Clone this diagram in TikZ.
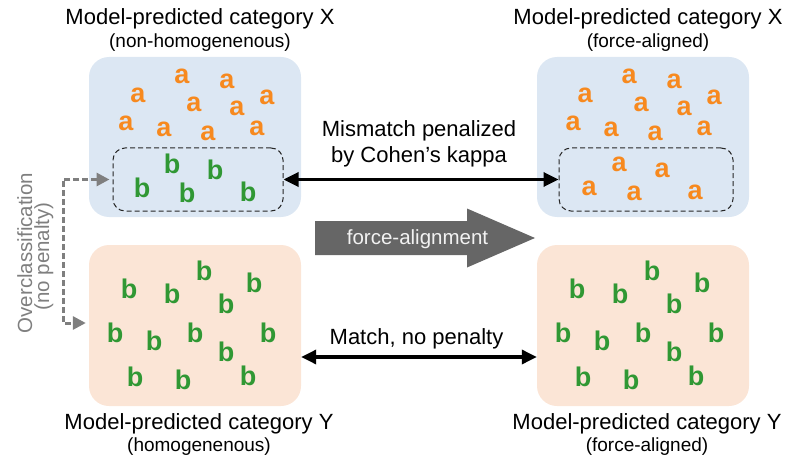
\documentclass[tikz,border=0pt]{standalone}
\usepackage{fontspec}
\setmainfont{Liberation Sans}
\usetikzlibrary{arrows.meta}
\definecolor{orA}{RGB}{247,137,30}
\definecolor{grB}{RGB}{48,152,52}
\definecolor{boxblue}{RGB}{220,231,243}
\definecolor{boxpeach}{RGB}{251,229,214}
\definecolor{darkarrow}{RGB}{102,102,102}
\definecolor{midgray}{RGB}{127,127,127}
\tikzset{
  bluebox/.style={fill=boxblue, rounded corners=20pt, minimum width=212pt, minimum height=160pt, inner sep=0pt},
  peachbox/.style={fill=boxpeach, rounded corners=20pt, minimum width=212pt, minimum height=161pt, inner sep=0pt},
  dashbox/.style={draw=black!85, line width=1pt, dash pattern=on 5pt off 3pt, rounded corners=12pt, minimum height=63pt, inner sep=0pt},
  lettera/.style={text=orA, font=\fontsize{27}{30}\selectfont\bfseries, inner sep=0pt},
  letterb/.style={text=grB, font=\fontsize{27}{30}\selectfont\bfseries, inner sep=0pt},
  titletext/.style={font=\fontsize{22}{26}\selectfont, anchor=base, inner sep=0pt},
  subtext/.style={font=\fontsize{19}{22}\selectfont, anchor=base, inner sep=0pt},
  blackarrow/.style={line width=3.3pt, {Triangle[length=15pt,width=14pt]}-{Triangle[length=15pt,width=14pt]}},
  grayarrow/.style={draw=midgray, line width=3pt, dash pattern=on 6pt off 3pt, {Triangle[length=13pt,width=13pt]}-{Triangle[length=13pt,width=13pt]}},
}
\begin{document}
\begin{tikzpicture}[x=1pt,y=-1pt]
\useasboundingbox (0,0) rectangle (786,457);
% boxes
\node[bluebox] (tl) at (195,137) {};
\node[bluebox] (tr) at (643,137) {};
\node[peachbox] (bl) at (195,325.5) {};
\node[peachbox] (br) at (643,325.5) {};
\node[dashbox, minimum width=170pt] (dl) at (198,179.5) {};
\node[dashbox, minimum width=174pt] (dr) at (646,179.5) {};
% letters top-left and top-right
\foreach \x/\y [count=\i] in {182/76,227/81,138/95,267/97,194/104,237/108,126/123,164/129,208/133,257/128}{
  \node[lettera] (tla\i) at (\x,\y) {a};
  \node[lettera] (tra\i) at (\x+447,\y) {a};
}
\foreach \x/\y [count=\i] in {172/164,215/170,142/188,187/193,248/192}{
  \node[letterb] (dlb\i) at (\x,\y) {b};
  \node[lettera] (dra\i) at (\x+447,\y) {a};
}
% letters bottom
\foreach \x/\y [count=\i] in {129/289,172/294,204/271,254/283,226/304,115/333,154/341,195/333,226/352,268/333,135/377,183/380,248/376}{
  \node[letterb] (blb\i) at (\x,\y) {b};
  \node[letterb] (brb\i) at (\x+448,\y) {b};
}
% titles
\node[titletext] (t1) at (200,25) {Model-predicted category X};
\node[subtext] (s1) at (200,48) {(non-homogenenous)};
\node[titletext] (t2) at (648,25) {Model-predicted category X};
\node[subtext] (s2) at (648,48) {(force-aligned)};
\node[titletext] (t3) at (199,429) {Model-predicted category Y};
\node[subtext] (s3) at (199,451) {(homogenenous)};
\node[titletext] (t4) at (647,429) {Model-predicted category Y};
\node[subtext] (s4) at (647,451) {(force-aligned)};
% mismatch arrow
\node[titletext] (mm1) at (419,137) {Mismatch penalized};
\node[titletext] (mm2) at (419,163) {by Cohen’s kappa};
\draw[blackarrow] (dl.east) -- (dr.west);
% match arrow
\coordinate (m) at (0,357);
\node[titletext] (ma) at (416.5,344) {Match, no penalty};
\draw[blackarrow] (bl.east |- m) -- (br.west |- m);
% force-alignment block arrow
\fill[darkarrow] (315,221) -- (467,221) -- (467,208.5) -- (535,238) -- (467,267.5) -- (467,255) -- (315,255) -- cycle;
\node[anchor=base, inner sep=0pt, text={rgb,255:red,242;green,242;blue,242}, font=\fontsize{20.5}{24}\selectfont] (fa) at (417.5,244) {force-alignment};
% overclassification
\coordinate (ovc) at (63,323);
\draw[grayarrow] ([xshift=-3pt]dl.west) -| (ovc) -- ([xshift=-3pt]bl.west |- ovc);
\node[rotate=90, anchor=base, inner sep=0pt, text=midgray, font=\fontsize{20.5}{24}\selectfont] (ov1) at (32,253) {Overclassification};
\node[rotate=90, anchor=base, inner sep=0pt, text=midgray, font=\fontsize{20.5}{24}\selectfont] (ov2) at (49,256.5) {(no penalty)};
\end{tikzpicture}
\end{document}
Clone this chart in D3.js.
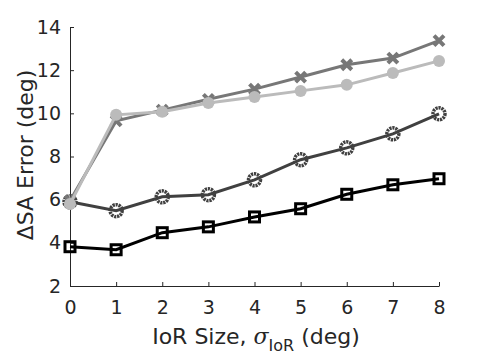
● ● ● ● ● ● ●
Work to be completed = Go through the listing above and list every line that has the word "Clone".

Written answer =
Clone this diagram in TikZ.
Clone this chart in D3.js.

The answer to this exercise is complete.